• EXERCISE DIRECTIONS:
Starting at the line that contains "Clone this chart in matplotlib." and stopping at the line that contains "import matplotlib.pyplot as plt", repeat every line exactly, the two end lines included, and nothing else.

• RECORDS SHOWN:
>>>>

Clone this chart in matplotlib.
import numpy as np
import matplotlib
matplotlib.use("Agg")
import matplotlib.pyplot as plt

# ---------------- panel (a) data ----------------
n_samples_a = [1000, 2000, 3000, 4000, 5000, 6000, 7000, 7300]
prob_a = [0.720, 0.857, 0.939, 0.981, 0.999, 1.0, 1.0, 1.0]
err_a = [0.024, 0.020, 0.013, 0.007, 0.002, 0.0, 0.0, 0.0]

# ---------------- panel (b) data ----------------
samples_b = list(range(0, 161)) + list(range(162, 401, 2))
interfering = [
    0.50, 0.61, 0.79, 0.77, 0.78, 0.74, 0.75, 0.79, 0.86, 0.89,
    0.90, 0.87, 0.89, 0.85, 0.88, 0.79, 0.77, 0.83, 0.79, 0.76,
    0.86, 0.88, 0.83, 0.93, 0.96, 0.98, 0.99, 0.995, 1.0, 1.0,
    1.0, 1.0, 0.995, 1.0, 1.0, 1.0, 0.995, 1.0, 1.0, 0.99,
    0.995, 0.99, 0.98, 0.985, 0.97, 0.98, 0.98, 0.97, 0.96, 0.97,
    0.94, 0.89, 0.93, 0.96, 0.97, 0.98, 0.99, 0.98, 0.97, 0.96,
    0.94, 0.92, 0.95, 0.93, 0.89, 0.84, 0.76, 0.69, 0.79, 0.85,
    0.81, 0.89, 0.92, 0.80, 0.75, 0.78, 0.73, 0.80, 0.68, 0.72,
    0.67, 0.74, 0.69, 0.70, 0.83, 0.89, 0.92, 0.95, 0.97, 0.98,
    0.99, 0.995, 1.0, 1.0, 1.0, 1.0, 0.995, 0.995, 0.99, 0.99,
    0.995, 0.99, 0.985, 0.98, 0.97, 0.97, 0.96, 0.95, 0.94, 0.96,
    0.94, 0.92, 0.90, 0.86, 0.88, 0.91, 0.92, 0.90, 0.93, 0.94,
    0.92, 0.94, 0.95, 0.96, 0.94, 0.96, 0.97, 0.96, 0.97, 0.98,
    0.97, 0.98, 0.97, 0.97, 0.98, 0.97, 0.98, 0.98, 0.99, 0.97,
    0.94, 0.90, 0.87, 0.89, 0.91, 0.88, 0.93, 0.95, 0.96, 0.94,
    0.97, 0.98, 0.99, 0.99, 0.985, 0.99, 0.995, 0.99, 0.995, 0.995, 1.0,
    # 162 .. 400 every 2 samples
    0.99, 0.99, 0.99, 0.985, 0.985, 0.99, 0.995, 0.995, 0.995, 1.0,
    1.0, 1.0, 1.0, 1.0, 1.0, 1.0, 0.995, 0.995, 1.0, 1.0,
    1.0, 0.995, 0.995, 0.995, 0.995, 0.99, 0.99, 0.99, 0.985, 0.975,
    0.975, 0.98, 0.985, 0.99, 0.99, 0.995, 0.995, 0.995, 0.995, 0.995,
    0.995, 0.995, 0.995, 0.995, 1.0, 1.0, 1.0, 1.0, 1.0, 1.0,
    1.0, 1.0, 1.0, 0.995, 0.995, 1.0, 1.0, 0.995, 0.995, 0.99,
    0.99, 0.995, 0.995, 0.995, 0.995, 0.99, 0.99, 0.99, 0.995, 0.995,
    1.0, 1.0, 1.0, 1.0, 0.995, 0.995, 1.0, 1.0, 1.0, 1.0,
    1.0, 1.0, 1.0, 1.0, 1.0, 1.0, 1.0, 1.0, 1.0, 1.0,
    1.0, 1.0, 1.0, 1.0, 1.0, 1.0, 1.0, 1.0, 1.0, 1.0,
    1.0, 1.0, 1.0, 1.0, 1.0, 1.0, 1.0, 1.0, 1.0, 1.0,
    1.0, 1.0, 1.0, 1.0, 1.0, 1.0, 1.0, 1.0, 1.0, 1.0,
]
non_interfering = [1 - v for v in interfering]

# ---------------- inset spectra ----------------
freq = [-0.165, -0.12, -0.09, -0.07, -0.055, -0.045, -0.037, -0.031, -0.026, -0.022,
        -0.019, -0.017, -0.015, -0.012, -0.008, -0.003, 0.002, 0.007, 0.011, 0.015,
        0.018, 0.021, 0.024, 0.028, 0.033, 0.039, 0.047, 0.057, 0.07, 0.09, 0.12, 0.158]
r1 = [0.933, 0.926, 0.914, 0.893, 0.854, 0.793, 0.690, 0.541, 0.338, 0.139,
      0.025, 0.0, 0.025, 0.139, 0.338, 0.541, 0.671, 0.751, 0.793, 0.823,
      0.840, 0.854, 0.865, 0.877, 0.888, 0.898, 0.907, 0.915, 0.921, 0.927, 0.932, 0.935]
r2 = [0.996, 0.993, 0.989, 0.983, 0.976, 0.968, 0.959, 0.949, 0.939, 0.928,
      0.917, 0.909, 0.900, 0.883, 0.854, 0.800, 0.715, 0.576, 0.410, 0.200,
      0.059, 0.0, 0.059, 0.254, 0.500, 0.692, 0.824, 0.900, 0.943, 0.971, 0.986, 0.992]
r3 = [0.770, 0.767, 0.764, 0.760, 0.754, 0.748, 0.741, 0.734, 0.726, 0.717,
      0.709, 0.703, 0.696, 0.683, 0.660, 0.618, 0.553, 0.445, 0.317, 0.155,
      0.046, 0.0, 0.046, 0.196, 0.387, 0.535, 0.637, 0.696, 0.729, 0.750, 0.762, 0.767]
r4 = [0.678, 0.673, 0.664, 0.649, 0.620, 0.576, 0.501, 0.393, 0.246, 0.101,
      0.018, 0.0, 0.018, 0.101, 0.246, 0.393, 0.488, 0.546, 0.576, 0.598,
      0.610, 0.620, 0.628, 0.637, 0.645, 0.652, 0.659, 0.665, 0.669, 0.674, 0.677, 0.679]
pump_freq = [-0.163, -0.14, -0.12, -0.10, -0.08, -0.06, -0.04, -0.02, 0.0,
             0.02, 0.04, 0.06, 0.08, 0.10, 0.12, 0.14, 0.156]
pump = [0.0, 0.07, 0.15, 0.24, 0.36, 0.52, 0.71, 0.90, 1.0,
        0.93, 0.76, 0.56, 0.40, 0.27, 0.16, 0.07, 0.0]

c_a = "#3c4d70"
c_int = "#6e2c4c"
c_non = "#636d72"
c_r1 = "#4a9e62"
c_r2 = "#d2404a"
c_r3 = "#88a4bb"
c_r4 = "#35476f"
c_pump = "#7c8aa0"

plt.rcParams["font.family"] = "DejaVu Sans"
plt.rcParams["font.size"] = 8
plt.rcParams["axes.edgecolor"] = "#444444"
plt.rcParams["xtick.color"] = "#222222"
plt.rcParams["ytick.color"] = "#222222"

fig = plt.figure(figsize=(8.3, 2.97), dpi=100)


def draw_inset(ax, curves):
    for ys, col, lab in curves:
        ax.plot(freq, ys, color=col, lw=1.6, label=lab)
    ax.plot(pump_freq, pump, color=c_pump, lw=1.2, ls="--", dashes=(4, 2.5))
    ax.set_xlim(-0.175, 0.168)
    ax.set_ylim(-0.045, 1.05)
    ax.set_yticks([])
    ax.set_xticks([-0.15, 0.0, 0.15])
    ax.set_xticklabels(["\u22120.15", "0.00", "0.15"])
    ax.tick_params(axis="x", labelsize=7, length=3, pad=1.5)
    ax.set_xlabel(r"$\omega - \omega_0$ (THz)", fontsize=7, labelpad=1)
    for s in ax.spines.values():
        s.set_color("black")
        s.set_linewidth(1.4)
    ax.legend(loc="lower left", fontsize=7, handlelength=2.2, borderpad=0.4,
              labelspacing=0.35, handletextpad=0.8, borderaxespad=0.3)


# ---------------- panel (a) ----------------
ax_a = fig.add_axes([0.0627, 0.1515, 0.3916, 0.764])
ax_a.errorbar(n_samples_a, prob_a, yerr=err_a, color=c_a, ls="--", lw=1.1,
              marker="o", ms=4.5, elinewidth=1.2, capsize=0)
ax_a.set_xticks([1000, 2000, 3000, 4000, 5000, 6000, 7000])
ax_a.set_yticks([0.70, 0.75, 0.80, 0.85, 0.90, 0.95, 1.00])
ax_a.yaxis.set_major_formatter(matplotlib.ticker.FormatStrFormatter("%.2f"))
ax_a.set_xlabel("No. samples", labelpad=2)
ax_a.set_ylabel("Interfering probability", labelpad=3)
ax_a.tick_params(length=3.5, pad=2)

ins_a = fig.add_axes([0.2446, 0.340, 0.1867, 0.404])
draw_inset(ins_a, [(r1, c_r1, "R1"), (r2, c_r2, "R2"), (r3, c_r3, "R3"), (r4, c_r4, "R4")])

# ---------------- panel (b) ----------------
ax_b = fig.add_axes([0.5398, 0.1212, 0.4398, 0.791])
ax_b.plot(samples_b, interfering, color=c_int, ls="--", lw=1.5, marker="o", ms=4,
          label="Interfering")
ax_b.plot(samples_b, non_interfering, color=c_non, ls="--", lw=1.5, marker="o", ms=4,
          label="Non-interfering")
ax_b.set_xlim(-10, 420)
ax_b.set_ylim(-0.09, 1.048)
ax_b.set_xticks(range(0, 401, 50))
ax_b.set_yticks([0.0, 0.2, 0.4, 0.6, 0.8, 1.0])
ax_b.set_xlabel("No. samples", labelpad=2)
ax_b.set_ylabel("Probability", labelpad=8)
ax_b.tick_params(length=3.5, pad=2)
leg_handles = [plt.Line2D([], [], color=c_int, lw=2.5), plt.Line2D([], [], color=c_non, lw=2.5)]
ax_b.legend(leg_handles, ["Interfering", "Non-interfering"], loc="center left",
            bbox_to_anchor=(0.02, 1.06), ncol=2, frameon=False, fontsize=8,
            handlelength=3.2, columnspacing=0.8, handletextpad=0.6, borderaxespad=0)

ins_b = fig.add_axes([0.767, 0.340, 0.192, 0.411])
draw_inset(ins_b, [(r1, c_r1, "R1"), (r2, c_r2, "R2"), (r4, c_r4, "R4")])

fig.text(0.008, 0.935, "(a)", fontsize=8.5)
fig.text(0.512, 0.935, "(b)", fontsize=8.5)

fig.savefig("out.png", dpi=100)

<<<<
>>>>

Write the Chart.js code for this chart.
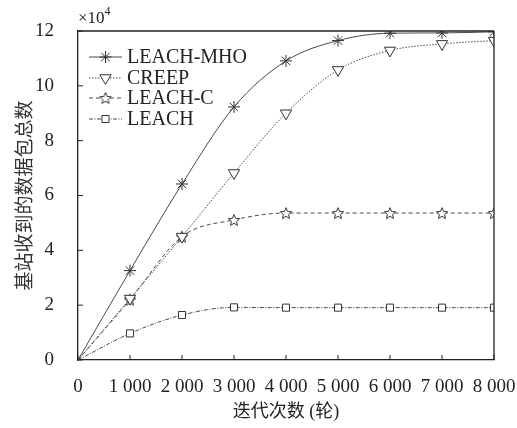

<<<<

• EXPECTED OUTPUT:
Clone this chart in matplotlib.
import numpy as np
import matplotlib
matplotlib.use("Agg")
import matplotlib.pyplot as plt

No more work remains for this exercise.